- Born: 1969 (age 56–57)
- Education: Case Western Reserve University; Wharton School at the University of Pennsylvania; Johns Hopkins University; Cornell University;
- Occupations: Entrepreneur and professor
- Spouse: Laura Hewitt Ladd

= Ted Ladd =

American researcher (born 1969)

Ted Ladd is an American entrepreneur and academic at Harvard University and Hult International Business School.

==Career==
Ladd is a professor of entrepreneurship at the Hult International Business School. Based on its San Francisco campus, he was the former Dean of the campus, Dean of Global Research, and founding Academic Director of the Doctorate in Business Administration. He also teaches students on Hult's campuses in Boston, New York, London, Shanghai, and Dubai. He also is an instructor on platform entrepreneurship at Harvard University. He was a visitor professor at Stanford University, Copenhagen Business School and the lead faculty member for social entrepreneurship at the Bainbridge Graduate School, now part of Presidio Graduate School.

Ladd was the Director of Ecosystems at WIMM Labs, which was acquired by Google as the foundation for its WearOS, powering smart watches from dozens of international brands. Ladd was the platform evangelist and company spokesman for Palm Inc. to describe the future of handheld mobile technology. He was the VP of Business Development at HOMER energy, which was acquired by UL. He founded, led, secured funding, sold, or otherwise participated in several other startups.

Ladd is a director of Lower Valley Energy, which serves electricity and natural gas to businesses and residents in northwestern Wyoming, as well as portions of eastern Idaho and southern Montana. He is on the Advisory Board of the Wyoming Small Business Development Center, which is jointly funded by the U.S. federal Small Business Administration, the University of Wyoming, and the Wyoming Business Council. He was a director of the latter from 2003 to 2009, appointed by Governor Freudenthal and confirmed by the Wyoming Senate. He served as a director of the Community Foundation of Jackson Hole.
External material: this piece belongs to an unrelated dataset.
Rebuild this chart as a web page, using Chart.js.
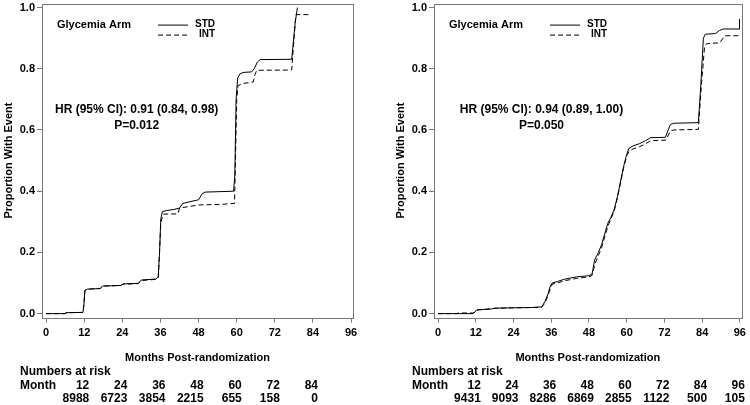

He was a candidate for Wyoming's sole seat in the U.S. House of Representatives in 2004. Following that race, Ladd was named one of Wyoming 40 under 40.

He is a member of the Advisory Board at Nth Venture, a venture studio that incubates early-stage start-up businesses. He is also a Strategic Advisor to Ethical Compass Advisors, a consulting firm that helps technology embed ethics into their governance structures. Clients include Meta, Anthropic, and several other large technology companies.

== Research ==
Ladd focuses on the processes by which entrepreneurs design and test new ideas to create new companies, especially as multi-sided platforms (e.g. Lyft and AirBnb). His recent publications include:
- A column at Forbes
- Innovating with Impact with Alessandro Lanteri, published by the Economist
- The Platform Canvas with Marcel Alleins and Markus Proesch, winner of the Best Conceptual Paper USASBE annual conference and described in Forbes
- "Success and Self-Confidence Through Rejection", TEDxHultAshridge
- "The Limits of Lean", Harvard Business Review
- "The Embedded Enterprise", Stanford Social Innovation Review
- "Customer Development and Effectuation: A Review of Textbooks to Teach a Contemporary Introduction of Entrepreneurship", Management Teaching Review
- "Business Models at the Bottom of the Pyramid: Leveraging Context in Undeveloped Markets." Proceedings of the Academy of Management Annual Meeting, 2014
- "How To Reinvent Your Business To Thrive After The Coronavirus" Forbes

A complete list can be found at ORCID.

==Awards==
- Best Conceptual Paper at the U.S. Association for Small Business and Entrepreneurship annual conference
- Fulbright Scholarship: SyCip Distinguished Lecturing Award in the Philippines
- Research Fellow with the Engaged Practitioner-Scholar program at Case Western Reserve University
- Best Teacher in the Program at Hult: 2015, 2016, 2017, 2018, 2019, 2020, 2021, 2022, 2023, 2024.
- Paper "most relevant to practicing entrepreneurs" at the U.S. Association for Small Business and Entrepreneurship
- Best paper in Social Entrepreneurship at the Academy of Management

== Education ==
Ladd received a PhD in management from the Weatherhead School of Management at Case Western Reserve University, an MBA from the Wharton School at the University of Pennsylvania, a joint master's degree in international economics with honors from the School of Advanced International Studies (SAIS) from Johns Hopkins University, a BA from Cornell University cum laude as a triple major in biology (focused on ecology and systematics), government and technical sociology, and a farrier's certificate at the Oklahoma School of Horseshoeing.

== Personal ==
Ted Ladd and his wife, Laura Ladd, live in Jackson Hole, Wyoming with their dog, The Project.